Work to complete:
For each line below that includes the word "code", make a copy.

Records for processing:

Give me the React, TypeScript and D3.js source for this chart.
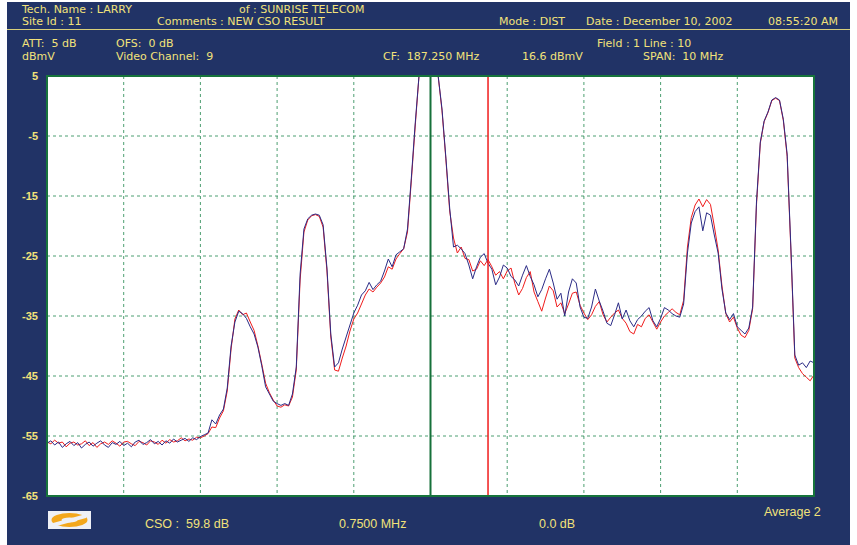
==
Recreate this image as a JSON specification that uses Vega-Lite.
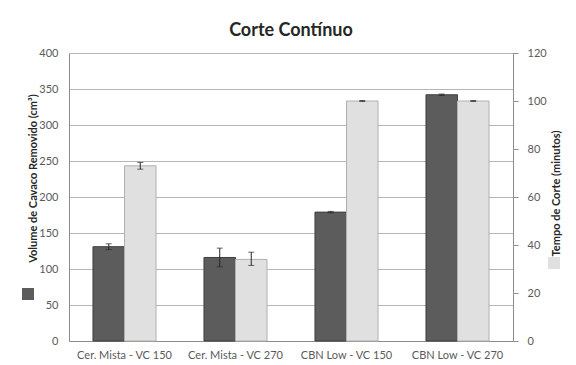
* * *
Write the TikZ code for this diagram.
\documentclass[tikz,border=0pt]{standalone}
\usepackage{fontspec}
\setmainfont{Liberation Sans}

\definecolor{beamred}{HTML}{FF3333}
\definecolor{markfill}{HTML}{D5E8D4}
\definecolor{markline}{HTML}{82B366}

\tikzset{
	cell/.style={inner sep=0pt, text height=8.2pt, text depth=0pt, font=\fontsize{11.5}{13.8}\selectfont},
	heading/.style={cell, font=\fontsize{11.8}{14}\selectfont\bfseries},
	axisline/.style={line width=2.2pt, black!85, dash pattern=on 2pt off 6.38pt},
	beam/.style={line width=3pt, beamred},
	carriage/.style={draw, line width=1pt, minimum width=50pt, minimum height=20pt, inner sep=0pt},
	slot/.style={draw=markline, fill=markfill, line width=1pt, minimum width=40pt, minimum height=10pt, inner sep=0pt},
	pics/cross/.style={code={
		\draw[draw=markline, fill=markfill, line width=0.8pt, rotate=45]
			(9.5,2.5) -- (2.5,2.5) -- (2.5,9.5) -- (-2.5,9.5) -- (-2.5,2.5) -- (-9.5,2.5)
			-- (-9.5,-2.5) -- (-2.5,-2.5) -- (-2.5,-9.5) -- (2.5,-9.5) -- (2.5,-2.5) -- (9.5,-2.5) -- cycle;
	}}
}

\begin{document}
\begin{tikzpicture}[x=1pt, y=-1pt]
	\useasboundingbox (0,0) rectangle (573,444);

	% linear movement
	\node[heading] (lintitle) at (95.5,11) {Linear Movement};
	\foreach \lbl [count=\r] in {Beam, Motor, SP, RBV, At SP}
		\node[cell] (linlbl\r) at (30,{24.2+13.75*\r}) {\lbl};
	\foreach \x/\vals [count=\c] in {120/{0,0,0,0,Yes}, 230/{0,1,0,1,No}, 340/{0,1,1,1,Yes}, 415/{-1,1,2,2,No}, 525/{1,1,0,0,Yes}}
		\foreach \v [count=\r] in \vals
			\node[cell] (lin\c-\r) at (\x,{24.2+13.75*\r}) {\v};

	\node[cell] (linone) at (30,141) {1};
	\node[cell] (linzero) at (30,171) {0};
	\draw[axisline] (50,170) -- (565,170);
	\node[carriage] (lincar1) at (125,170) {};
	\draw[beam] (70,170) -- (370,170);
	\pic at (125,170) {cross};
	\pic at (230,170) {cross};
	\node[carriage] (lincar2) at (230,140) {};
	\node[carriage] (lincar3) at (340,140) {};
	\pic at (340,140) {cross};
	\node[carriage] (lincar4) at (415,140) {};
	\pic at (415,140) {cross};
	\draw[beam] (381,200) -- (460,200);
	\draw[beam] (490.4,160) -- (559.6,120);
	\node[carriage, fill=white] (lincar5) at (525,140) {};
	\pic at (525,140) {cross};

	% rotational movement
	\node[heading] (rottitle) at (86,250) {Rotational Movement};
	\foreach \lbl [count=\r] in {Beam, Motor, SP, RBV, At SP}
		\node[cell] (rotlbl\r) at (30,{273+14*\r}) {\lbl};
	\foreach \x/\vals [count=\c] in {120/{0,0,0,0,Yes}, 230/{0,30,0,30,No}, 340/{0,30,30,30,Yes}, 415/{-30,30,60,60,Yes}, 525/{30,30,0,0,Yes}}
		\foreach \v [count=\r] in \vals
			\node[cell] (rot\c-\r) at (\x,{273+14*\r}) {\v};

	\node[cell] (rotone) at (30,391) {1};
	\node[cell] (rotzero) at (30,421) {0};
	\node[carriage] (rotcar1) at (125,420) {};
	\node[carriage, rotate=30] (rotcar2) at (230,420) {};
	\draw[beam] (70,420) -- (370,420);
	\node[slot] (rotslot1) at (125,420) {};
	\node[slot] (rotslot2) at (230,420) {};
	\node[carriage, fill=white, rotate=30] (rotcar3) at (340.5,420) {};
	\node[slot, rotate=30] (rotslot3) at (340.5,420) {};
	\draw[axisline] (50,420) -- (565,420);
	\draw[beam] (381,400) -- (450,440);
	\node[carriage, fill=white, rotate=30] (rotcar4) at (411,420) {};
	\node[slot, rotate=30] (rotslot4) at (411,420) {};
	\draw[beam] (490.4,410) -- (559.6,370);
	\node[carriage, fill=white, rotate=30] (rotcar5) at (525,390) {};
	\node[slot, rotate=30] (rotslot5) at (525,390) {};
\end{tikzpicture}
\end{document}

Task solution:
Write the TikZ code for this diagram.
	pics/cross/.style={code={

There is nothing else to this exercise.